### Goal:
Can you print every record below exactly as written?

(Excerpt from a dataset)
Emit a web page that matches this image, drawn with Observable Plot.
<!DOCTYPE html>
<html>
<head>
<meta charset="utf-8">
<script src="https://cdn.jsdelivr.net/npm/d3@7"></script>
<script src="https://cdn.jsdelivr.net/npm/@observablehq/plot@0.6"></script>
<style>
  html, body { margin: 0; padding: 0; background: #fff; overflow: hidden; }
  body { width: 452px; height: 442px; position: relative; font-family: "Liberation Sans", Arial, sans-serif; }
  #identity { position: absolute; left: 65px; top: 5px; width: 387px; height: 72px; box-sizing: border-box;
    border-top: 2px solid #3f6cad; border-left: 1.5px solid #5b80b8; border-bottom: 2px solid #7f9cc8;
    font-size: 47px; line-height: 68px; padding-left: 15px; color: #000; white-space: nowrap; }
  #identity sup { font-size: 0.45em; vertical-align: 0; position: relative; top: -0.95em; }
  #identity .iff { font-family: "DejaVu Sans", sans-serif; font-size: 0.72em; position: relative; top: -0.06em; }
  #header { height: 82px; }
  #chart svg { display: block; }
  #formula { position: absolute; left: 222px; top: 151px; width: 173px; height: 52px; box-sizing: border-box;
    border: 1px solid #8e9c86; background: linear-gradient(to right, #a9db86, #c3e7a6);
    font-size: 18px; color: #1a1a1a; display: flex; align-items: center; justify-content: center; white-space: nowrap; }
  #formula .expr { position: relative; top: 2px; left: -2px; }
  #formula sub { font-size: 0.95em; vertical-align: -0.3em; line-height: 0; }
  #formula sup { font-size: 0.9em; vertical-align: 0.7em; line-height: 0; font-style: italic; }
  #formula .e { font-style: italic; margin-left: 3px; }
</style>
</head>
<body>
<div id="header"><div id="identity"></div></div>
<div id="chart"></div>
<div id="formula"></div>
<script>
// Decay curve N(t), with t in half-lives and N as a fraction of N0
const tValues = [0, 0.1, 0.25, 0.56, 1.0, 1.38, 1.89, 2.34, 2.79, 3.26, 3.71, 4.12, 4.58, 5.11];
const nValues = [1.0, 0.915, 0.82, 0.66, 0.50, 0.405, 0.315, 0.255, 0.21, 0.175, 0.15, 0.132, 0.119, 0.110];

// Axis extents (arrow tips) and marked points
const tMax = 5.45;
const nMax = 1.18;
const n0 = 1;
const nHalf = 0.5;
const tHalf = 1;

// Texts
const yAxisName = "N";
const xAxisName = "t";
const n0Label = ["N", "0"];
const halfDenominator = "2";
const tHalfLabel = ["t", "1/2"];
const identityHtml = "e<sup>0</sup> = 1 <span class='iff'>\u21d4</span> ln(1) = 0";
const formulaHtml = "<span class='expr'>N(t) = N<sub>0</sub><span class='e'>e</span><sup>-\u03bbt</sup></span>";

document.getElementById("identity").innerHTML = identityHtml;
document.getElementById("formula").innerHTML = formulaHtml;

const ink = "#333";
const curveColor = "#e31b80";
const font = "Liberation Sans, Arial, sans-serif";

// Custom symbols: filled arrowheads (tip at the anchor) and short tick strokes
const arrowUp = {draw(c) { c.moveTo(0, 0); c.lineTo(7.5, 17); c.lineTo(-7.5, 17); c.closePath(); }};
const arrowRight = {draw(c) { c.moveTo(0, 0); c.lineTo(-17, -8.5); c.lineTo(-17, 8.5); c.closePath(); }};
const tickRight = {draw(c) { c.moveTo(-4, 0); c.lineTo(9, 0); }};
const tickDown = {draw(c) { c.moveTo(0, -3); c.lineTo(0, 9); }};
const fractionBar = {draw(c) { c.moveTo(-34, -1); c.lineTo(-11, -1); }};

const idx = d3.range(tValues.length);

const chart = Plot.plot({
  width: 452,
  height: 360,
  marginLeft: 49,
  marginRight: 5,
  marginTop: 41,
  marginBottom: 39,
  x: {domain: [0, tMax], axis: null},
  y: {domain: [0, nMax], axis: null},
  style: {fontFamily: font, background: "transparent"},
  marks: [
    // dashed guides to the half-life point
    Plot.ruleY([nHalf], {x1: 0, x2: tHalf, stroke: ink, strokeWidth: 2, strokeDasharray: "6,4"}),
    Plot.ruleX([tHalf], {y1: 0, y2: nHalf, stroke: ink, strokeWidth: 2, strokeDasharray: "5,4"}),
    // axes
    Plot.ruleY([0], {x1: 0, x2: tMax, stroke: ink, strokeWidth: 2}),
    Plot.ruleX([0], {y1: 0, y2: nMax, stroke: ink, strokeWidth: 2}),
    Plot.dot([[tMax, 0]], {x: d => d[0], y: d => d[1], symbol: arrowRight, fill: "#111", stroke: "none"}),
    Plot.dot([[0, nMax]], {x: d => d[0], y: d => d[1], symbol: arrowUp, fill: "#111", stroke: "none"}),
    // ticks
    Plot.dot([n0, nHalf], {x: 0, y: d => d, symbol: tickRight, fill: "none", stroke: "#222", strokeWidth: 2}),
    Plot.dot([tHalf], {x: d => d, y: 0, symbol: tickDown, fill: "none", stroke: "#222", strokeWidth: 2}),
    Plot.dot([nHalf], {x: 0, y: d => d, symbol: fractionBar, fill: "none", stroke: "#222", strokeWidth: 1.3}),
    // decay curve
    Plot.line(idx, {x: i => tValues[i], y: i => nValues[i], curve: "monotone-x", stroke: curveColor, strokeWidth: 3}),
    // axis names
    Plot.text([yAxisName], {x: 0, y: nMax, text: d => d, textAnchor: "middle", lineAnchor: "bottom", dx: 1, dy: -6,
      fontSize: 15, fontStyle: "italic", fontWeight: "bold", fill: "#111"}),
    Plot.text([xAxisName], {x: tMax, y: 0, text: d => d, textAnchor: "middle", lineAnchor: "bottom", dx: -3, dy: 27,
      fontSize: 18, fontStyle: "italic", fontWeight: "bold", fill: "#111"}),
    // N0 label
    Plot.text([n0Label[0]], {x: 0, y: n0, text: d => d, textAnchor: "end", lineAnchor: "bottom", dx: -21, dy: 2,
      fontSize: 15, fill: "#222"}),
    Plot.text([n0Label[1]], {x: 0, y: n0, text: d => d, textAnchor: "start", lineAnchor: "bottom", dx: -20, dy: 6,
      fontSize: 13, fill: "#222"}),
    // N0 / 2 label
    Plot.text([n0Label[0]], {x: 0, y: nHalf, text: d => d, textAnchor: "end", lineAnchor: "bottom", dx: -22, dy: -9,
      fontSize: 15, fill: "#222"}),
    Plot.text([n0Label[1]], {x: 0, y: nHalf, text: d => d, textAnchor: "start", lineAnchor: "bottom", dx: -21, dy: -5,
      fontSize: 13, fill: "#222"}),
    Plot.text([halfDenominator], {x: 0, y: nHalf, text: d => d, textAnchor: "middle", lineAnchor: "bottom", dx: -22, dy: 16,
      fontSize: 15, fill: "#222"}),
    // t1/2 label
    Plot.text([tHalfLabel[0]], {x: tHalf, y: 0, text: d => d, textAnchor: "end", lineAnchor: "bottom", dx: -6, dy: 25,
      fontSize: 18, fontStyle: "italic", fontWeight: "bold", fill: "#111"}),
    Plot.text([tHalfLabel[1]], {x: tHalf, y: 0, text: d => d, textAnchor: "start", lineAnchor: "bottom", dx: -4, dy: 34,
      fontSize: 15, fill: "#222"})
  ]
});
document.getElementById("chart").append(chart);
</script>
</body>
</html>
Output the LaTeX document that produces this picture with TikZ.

### Output for this exercise:
Emit a web page that matches this image, drawn with Observable Plot.
<!DOCTYPE html>
<html>
<head>
<meta charset="utf-8">
<script src="https://cdn.jsdelivr.net/npm/d3@7"></script>
<script src="https://cdn.jsdelivr.net/npm/@observablehq/plot@0.6"></script>
<style>
  html, body { margin: 0; padding: 0; background: #fff; overflow: hidden; }
  body { width: 452px; height: 442px; position: relative; font-family: "Liberation Sans", Arial, sans-serif; }
  #identity { position: absolute; left: 65px; top: 5px; width: 387px; height: 72px; box-sizing: border-box;
    border-top: 2px solid #3f6cad; border-left: 1.5px solid #5b80b8; border-bottom: 2px solid #7f9cc8;
    font-size: 47px; line-height: 68px; padding-left: 15px; color: #000; white-space: nowrap; }
  #identity sup { font-size: 0.45em; vertical-align: 0; position: relative; top: -0.95em; }
  #identity .iff { font-family: "DejaVu Sans", sans-serif; font-size: 0.72em; position: relative; top: -0.06em; }
  #header { height: 82px; }
  #chart svg { display: block; }
  #formula { position: absolute; left: 222px; top: 151px; width: 173px; height: 52px; box-sizing: border-box;
    border: 1px solid #8e9c86; background: linear-gradient(to right, #a9db86, #c3e7a6);
    font-size: 18px; color: #1a1a1a; display: flex; align-items: center; justify-content: center; white-space: nowrap; }
  #formula .expr { position: relative; top: 2px; left: -2px; }
  #formula sub { font-size: 0.95em; vertical-align: -0.3em; line-height: 0; }
  #formula sup { font-size: 0.9em; vertical-align: 0.7em; line-height: 0; font-style: italic; }
  #formula .e { font-style: italic; margin-left: 3px; }
</style>
</head>
<body>
<div id="header"><div id="identity"></div></div>
<div id="chart"></div>
<div id="formula"></div>
<script>
// Decay curve N(t), with t in half-lives and N as a fraction of N0
const tValues = [0, 0.1, 0.25, 0.56, 1.0, 1.38, 1.89, 2.34, 2.79, 3.26, 3.71, 4.12, 4.58, 5.11];
const nValues = [1.0, 0.915, 0.82, 0.66, 0.50, 0.405, 0.315, 0.255, 0.21, 0.175, 0.15, 0.132, 0.119, 0.110];

// Axis extents (arrow tips) and marked points
const tMax = 5.45;
const nMax = 1.18;
const n0 = 1;
const nHalf = 0.5;
const tHalf = 1;

// Texts
const yAxisName = "N";
const xAxisName = "t";
const n0Label = ["N", "0"];
const halfDenominator = "2";
const tHalfLabel = ["t", "1/2"];
const identityHtml = "e<sup>0</sup> = 1 <span class='iff'>\u21d4</span> ln(1) = 0";
const formulaHtml = "<span class='expr'>N(t) = N<sub>0</sub><span class='e'>e</span><sup>-\u03bbt</sup></span>";

document.getElementById("identity").innerHTML = identityHtml;
document.getElementById("formula").innerHTML = formulaHtml;

const ink = "#333";
const curveColor = "#e31b80";
const font = "Liberation Sans, Arial, sans-serif";

// Custom symbols: filled arrowheads (tip at the anchor) and short tick strokes
const arrowUp = {draw(c) { c.moveTo(0, 0); c.lineTo(7.5, 17); c.lineTo(-7.5, 17); c.closePath(); }};
const arrowRight = {draw(c) { c.moveTo(0, 0); c.lineTo(-17, -8.5); c.lineTo(-17, 8.5); c.closePath(); }};
const tickRight = {draw(c) { c.moveTo(-4, 0); c.lineTo(9, 0); }};
const tickDown = {draw(c) { c.moveTo(0, -3); c.lineTo(0, 9); }};
const fractionBar = {draw(c) { c.moveTo(-34, -1); c.lineTo(-11, -1); }};

const idx = d3.range(tValues.length);

const chart = Plot.plot({
  width: 452,
  height: 360,
  marginLeft: 49,
  marginRight: 5,
  marginTop: 41,
  marginBottom: 39,
  x: {domain: [0, tMax], axis: null},
  y: {domain: [0, nMax], axis: null},
  style: {fontFamily: font, background: "transparent"},
  marks: [
    // dashed guides to the half-life point
    Plot.ruleY([nHalf], {x1: 0, x2: tHalf, stroke: ink, strokeWidth: 2, strokeDasharray: "6,4"}),
    Plot.ruleX([tHalf], {y1: 0, y2: nHalf, stroke: ink, strokeWidth: 2, strokeDasharray: "5,4"}),
    // axes
    Plot.ruleY([0], {x1: 0, x2: tMax, stroke: ink, strokeWidth: 2}),
    Plot.ruleX([0], {y1: 0, y2: nMax, stroke: ink, strokeWidth: 2}),
    Plot.dot([[tMax, 0]], {x: d => d[0], y: d => d[1], symbol: arrowRight, fill: "#111", stroke: "none"}),
    Plot.dot([[0, nMax]], {x: d => d[0], y: d => d[1], symbol: arrowUp, fill: "#111", stroke: "none"}),
    // ticks
    Plot.dot([n0, nHalf], {x: 0, y: d => d, symbol: tickRight, fill: "none", stroke: "#222", strokeWidth: 2}),
    Plot.dot([tHalf], {x: d => d, y: 0, symbol: tickDown, fill: "none", stroke: "#222", strokeWidth: 2}),
    Plot.dot([nHalf], {x: 0, y: d => d, symbol: fractionBar, fill: "none", stroke: "#222", strokeWidth: 1.3}),
    // decay curve
    Plot.line(idx, {x: i => tValues[i], y: i => nValues[i], curve: "monotone-x", stroke: curveColor, strokeWidth: 3}),
    // axis names
    Plot.text([yAxisName], {x: 0, y: nMax, text: d => d, textAnchor: "middle", lineAnchor: "bottom", dx: 1, dy: -6,
      fontSize: 15, fontStyle: "italic", fontWeight: "bold", fill: "#111"}),
    Plot.text([xAxisName], {x: tMax, y: 0, text: d => d, textAnchor: "middle", lineAnchor: "bottom", dx: -3, dy: 27,
      fontSize: 18, fontStyle: "italic", fontWeight: "bold", fill: "#111"}),
    // N0 label
    Plot.text([n0Label[0]], {x: 0, y: n0, text: d => d, textAnchor: "end", lineAnchor: "bottom", dx: -21, dy: 2,
      fontSize: 15, fill: "#222"}),
    Plot.text([n0Label[1]], {x: 0, y: n0, text: d => d, textAnchor: "start", lineAnchor: "bottom", dx: -20, dy: 6,
      fontSize: 13, fill: "#222"}),
    // N0 / 2 label
    Plot.text([n0Label[0]], {x: 0, y: nHalf, text: d => d, textAnchor: "end", lineAnchor: "bottom", dx: -22, dy: -9,
      fontSize: 15, fill: "#222"}),
    Plot.text([n0Label[1]], {x: 0, y: nHalf, text: d => d, textAnchor: "start", lineAnchor: "bottom", dx: -21, dy: -5,
      fontSize: 13, fill: "#222"}),
    Plot.text([halfDenominator], {x: 0, y: nHalf, text: d => d, textAnchor: "middle", lineAnchor: "bottom", dx: -22, dy: 16,
      fontSize: 15, fill: "#222"}),
    // t1/2 label
    Plot.text([tHalfLabel[0]], {x: tHalf, y: 0, text: d => d, textAnchor: "end", lineAnchor: "bottom", dx: -6, dy: 25,
      fontSize: 18, fontStyle: "italic", fontWeight: "bold", fill: "#111"}),
    Plot.text([tHalfLabel[1]], {x: tHalf, y: 0, text: d => d, textAnchor: "start", lineAnchor: "bottom", dx: -4, dy: 34,
      fontSize: 15, fill: "#222"})
  ]
});
document.getElementById("chart").append(chart);
</script>
</body>
</html>
Output the LaTeX document that produces this picture with TikZ.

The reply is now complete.